▸ **YOUR GOAL**
Reproduce the listing below exactly. Pictures do not belong in the copy.

▸ **DATA EXCERPT**
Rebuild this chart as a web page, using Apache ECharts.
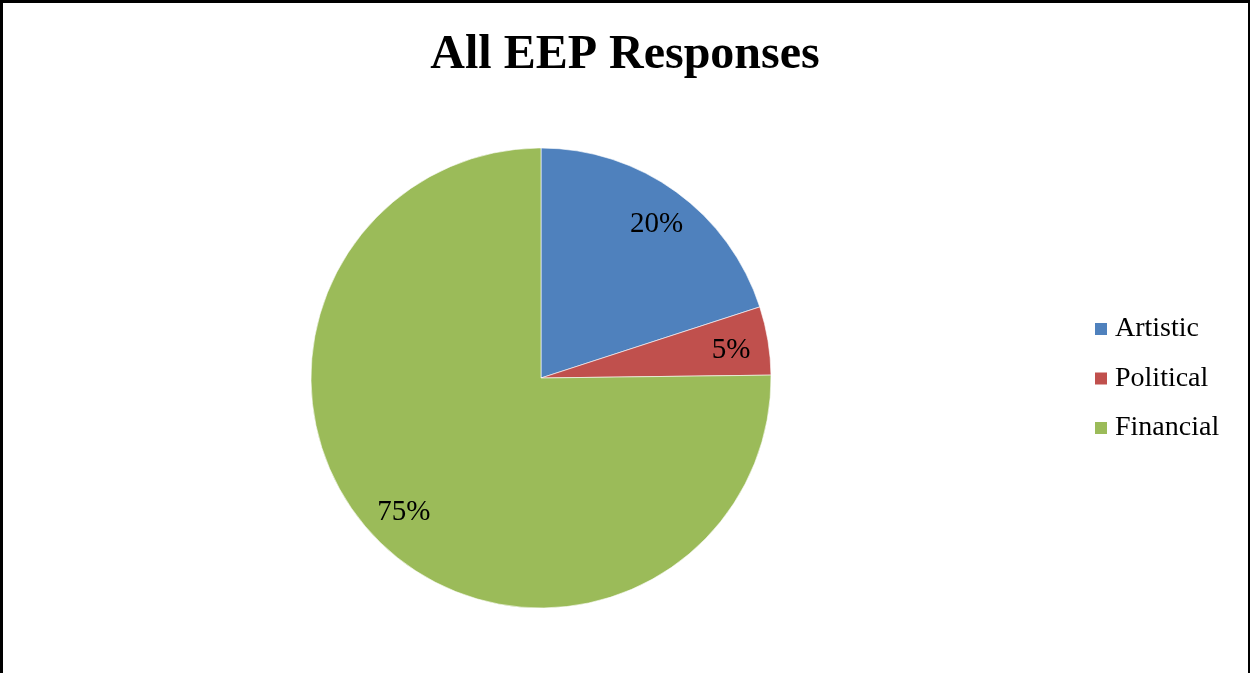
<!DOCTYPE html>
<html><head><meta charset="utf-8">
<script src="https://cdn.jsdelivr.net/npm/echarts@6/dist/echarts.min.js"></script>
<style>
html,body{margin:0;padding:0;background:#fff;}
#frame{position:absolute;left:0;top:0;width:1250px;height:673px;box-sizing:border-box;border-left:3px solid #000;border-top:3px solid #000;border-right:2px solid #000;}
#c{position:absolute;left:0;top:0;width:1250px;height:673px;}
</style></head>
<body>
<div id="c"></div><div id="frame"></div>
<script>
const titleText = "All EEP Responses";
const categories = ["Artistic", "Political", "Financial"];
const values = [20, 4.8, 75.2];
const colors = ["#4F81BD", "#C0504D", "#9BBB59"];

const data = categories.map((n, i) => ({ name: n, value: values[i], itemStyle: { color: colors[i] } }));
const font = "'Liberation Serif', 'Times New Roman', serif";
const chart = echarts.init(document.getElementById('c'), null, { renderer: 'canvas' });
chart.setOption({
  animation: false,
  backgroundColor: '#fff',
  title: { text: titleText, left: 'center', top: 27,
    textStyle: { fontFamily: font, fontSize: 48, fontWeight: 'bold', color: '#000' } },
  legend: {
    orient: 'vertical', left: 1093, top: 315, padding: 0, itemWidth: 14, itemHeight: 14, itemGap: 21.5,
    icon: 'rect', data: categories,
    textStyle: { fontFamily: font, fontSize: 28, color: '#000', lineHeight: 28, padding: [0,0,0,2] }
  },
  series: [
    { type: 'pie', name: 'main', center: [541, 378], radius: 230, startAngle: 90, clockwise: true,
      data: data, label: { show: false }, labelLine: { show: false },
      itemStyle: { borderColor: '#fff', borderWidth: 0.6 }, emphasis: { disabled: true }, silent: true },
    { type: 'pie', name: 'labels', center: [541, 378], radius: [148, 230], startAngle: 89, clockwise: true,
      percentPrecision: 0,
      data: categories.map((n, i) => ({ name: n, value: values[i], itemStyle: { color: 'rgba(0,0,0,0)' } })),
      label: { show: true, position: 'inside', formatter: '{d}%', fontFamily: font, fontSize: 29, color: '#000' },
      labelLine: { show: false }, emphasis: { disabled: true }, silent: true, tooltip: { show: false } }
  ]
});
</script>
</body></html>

▸ **RESPONSE TO THIS TASK**
Rebuild this chart as a web page, using Apache ECharts.
<!DOCTYPE html>
<html><head><meta charset="utf-8">
<script src="https://cdn.jsdelivr.net/npm/echarts@6/dist/echarts.min.js"></script>
<style>
html,body{margin:0;padding:0;background:#fff;}
#frame{position:absolute;left:0;top:0;width:1250px;height:673px;box-sizing:border-box;border-left:3px solid #000;border-top:3px solid #000;border-right:2px solid #000;}
#c{position:absolute;left:0;top:0;width:1250px;height:673px;}
</style></head>
<body>
<div id="c"></div><div id="frame"></div>
<script>
const titleText = "All EEP Responses";
const categories = ["Artistic", "Political", "Financial"];
const values = [20, 4.8, 75.2];
const colors = ["#4F81BD", "#C0504D", "#9BBB59"];

const data = categories.map((n, i) => ({ name: n, value: values[i], itemStyle: { color: colors[i] } }));
const font = "'Liberation Serif', 'Times New Roman', serif";
const chart = echarts.init(document.getElementById('c'), null, { renderer: 'canvas' });
chart.setOption({
  animation: false,
  backgroundColor: '#fff',
  title: { text: titleText, left: 'center', top: 27,
    textStyle: { fontFamily: font, fontSize: 48, fontWeight: 'bold', color: '#000' } },
  legend: {
    orient: 'vertical', left: 1093, top: 315, padding: 0, itemWidth: 14, itemHeight: 14, itemGap: 21.5,
    icon: 'rect', data: categories,
    textStyle: { fontFamily: font, fontSize: 28, color: '#000', lineHeight: 28, padding: [0,0,0,2] }
  },
  series: [
    { type: 'pie', name: 'main', center: [541, 378], radius: 230, startAngle: 90, clockwise: true,
      data: data, label: { show: false }, labelLine: { show: false },
      itemStyle: { borderColor: '#fff', borderWidth: 0.6 }, emphasis: { disabled: true }, silent: true },
    { type: 'pie', name: 'labels', center: [541, 378], radius: [148, 230], startAngle: 89, clockwise: true,
      percentPrecision: 0,
      data: categories.map((n, i) => ({ name: n, value: values[i], itemStyle: { color: 'rgba(0,0,0,0)' } })),
      label: { show: true, position: 'inside', formatter: '{d}%', fontFamily: font, fontSize: 29, color: '#000' },
      labelLine: { show: false }, emphasis: { disabled: true }, silent: true, tooltip: { show: false } }
  ]
});
</script>
</body></html>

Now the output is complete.